WRITTEN EXERCISE →
Scan the data below and pick out the lines containing the word "React".

▼

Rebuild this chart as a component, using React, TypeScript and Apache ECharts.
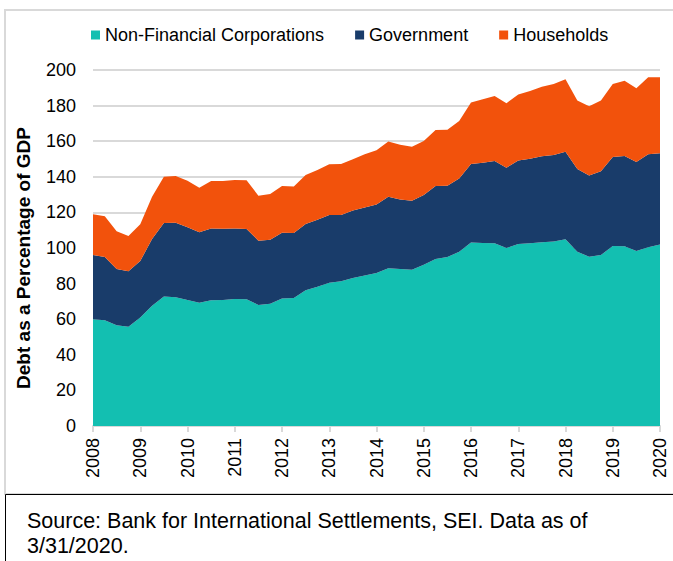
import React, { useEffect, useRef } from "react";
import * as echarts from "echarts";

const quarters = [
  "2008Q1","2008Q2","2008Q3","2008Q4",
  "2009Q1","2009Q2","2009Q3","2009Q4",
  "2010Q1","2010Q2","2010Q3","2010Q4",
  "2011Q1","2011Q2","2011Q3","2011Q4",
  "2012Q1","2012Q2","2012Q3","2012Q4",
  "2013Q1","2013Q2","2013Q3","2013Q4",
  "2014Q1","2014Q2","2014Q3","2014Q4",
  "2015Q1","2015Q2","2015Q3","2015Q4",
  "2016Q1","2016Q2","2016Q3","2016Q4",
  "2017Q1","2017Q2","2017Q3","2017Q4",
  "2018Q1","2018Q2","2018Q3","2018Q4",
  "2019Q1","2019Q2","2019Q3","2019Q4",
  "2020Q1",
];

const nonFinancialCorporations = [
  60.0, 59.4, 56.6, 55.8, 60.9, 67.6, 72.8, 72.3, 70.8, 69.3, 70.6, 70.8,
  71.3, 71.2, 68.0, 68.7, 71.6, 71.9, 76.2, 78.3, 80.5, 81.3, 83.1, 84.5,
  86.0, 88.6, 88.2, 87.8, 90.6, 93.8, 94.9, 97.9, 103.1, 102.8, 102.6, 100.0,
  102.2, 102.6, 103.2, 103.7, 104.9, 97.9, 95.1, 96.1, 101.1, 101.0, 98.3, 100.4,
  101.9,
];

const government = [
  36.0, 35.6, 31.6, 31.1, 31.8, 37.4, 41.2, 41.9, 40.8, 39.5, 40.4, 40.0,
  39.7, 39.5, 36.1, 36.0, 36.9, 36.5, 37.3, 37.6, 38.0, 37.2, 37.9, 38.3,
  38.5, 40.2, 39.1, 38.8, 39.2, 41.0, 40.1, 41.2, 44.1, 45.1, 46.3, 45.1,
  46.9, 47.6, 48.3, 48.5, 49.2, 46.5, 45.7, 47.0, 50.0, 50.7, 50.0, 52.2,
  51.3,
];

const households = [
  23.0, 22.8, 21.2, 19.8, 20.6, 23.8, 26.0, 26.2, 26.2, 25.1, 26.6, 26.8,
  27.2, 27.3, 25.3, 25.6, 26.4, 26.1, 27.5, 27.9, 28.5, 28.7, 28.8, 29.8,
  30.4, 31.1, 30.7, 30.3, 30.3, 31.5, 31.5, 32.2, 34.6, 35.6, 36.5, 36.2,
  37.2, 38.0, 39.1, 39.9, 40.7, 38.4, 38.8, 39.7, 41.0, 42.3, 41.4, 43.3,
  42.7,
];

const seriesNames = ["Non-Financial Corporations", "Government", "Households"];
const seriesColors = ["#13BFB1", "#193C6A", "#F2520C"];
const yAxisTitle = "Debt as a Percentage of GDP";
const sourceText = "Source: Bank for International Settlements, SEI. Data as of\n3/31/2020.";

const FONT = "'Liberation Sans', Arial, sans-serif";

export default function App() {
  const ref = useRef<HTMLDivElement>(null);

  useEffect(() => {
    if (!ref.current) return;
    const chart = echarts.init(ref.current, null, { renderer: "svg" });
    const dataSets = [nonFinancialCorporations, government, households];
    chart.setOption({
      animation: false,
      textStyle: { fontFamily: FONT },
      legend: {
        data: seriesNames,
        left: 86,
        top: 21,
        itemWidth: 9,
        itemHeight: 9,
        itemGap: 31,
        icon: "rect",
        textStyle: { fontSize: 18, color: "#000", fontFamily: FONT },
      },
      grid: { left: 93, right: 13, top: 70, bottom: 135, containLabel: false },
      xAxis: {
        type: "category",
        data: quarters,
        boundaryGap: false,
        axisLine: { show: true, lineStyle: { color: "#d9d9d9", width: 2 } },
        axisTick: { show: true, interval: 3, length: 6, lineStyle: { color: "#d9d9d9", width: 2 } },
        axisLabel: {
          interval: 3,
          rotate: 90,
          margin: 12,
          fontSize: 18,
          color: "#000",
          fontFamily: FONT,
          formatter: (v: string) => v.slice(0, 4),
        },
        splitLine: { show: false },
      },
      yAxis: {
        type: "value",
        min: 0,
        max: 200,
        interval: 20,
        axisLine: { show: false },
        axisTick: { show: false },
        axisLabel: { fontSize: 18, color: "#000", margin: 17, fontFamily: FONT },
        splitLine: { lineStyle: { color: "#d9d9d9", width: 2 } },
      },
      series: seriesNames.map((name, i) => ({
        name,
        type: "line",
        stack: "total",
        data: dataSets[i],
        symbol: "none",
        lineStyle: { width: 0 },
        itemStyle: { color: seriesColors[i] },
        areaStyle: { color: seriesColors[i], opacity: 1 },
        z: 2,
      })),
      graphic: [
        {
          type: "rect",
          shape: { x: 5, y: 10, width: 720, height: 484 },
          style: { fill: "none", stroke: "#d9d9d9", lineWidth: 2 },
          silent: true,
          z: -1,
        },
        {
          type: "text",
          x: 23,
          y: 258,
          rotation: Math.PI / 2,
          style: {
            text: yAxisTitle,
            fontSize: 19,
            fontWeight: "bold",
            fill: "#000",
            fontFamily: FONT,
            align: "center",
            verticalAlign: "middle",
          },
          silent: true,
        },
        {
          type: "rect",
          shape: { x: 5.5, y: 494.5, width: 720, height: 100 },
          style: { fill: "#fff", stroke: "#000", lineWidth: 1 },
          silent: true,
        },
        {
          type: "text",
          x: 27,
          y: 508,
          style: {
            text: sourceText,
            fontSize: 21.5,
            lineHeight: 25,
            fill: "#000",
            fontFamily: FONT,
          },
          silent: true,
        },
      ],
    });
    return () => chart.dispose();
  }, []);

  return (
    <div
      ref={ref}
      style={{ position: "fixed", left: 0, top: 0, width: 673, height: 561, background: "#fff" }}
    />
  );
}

▲

SOLVED PROBLEM →
Rebuild this chart as a component, using React, TypeScript and Apache ECharts.
import React, { useEffect, useRef } from "react";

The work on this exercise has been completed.